What you have to do
Search the data for the string "chart" and gather each line it is in.

Data in this exercise
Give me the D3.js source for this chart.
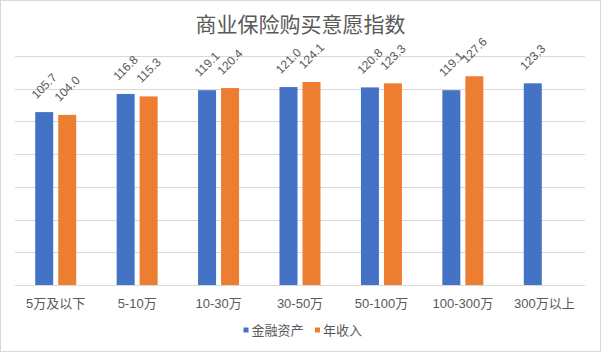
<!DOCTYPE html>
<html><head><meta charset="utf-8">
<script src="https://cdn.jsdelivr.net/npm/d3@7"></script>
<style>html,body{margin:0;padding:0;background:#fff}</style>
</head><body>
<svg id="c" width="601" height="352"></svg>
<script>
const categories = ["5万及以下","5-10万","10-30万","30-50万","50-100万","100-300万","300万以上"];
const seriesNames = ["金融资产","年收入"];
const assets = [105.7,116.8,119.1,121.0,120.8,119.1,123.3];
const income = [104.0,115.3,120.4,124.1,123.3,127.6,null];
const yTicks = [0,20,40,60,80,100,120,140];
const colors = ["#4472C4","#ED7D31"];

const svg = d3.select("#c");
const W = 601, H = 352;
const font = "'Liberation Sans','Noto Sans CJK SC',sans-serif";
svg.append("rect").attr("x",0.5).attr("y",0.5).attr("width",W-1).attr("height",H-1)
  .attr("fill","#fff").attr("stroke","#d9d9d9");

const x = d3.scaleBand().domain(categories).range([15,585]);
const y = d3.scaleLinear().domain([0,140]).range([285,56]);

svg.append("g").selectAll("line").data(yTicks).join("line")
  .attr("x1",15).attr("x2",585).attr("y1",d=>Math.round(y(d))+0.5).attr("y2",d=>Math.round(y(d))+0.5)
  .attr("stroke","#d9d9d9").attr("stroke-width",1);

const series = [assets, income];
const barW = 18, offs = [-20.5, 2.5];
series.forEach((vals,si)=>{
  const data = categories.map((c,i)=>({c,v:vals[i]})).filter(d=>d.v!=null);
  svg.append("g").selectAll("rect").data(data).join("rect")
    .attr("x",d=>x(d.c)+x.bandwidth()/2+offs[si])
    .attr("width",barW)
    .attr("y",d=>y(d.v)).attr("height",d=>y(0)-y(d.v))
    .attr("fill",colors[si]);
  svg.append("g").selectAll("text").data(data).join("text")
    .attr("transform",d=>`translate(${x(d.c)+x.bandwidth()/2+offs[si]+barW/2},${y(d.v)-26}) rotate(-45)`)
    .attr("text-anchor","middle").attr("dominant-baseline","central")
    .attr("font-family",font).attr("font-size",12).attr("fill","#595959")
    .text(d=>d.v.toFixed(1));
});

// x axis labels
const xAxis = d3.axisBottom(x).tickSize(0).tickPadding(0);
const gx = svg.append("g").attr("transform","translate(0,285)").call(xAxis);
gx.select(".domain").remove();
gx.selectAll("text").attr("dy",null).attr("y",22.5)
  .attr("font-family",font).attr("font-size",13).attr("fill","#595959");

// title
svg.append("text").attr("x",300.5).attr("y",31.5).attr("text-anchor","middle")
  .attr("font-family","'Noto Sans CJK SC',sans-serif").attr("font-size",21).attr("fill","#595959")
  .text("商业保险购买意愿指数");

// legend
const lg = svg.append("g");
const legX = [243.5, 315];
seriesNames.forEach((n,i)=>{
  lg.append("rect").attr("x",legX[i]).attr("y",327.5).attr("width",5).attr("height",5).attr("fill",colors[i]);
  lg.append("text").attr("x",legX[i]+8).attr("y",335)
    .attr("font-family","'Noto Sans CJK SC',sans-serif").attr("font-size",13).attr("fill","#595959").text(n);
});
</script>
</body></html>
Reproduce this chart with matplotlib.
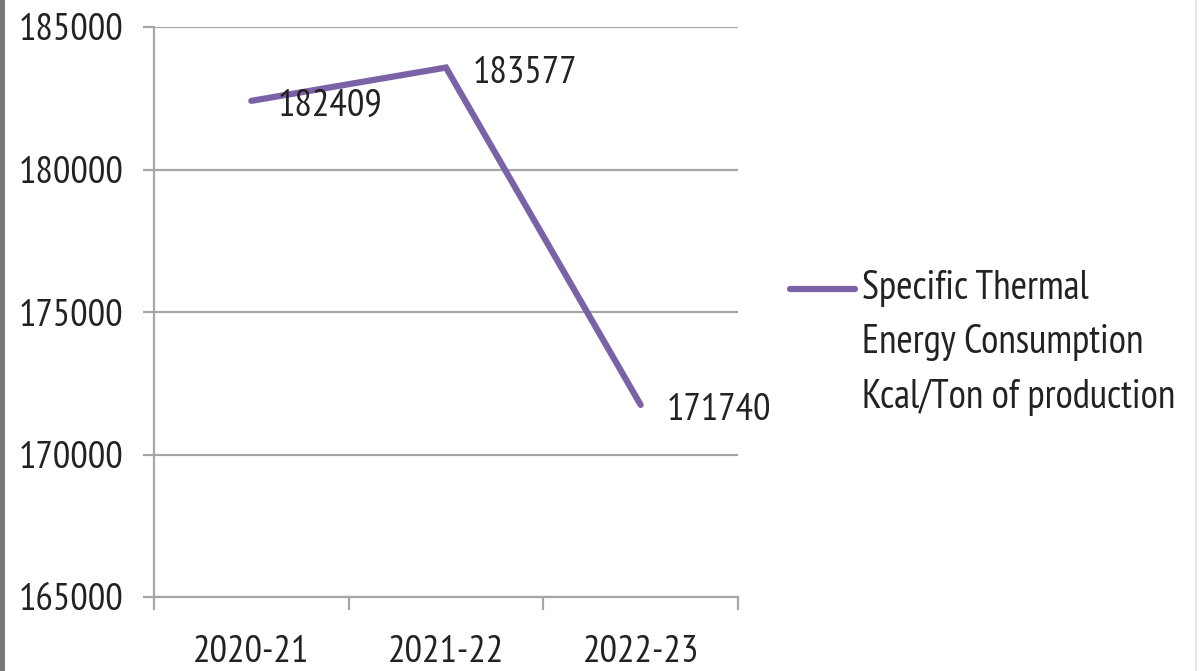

Reply
Give me the D3.js source for this chart.
Reproduce this chart with matplotlib.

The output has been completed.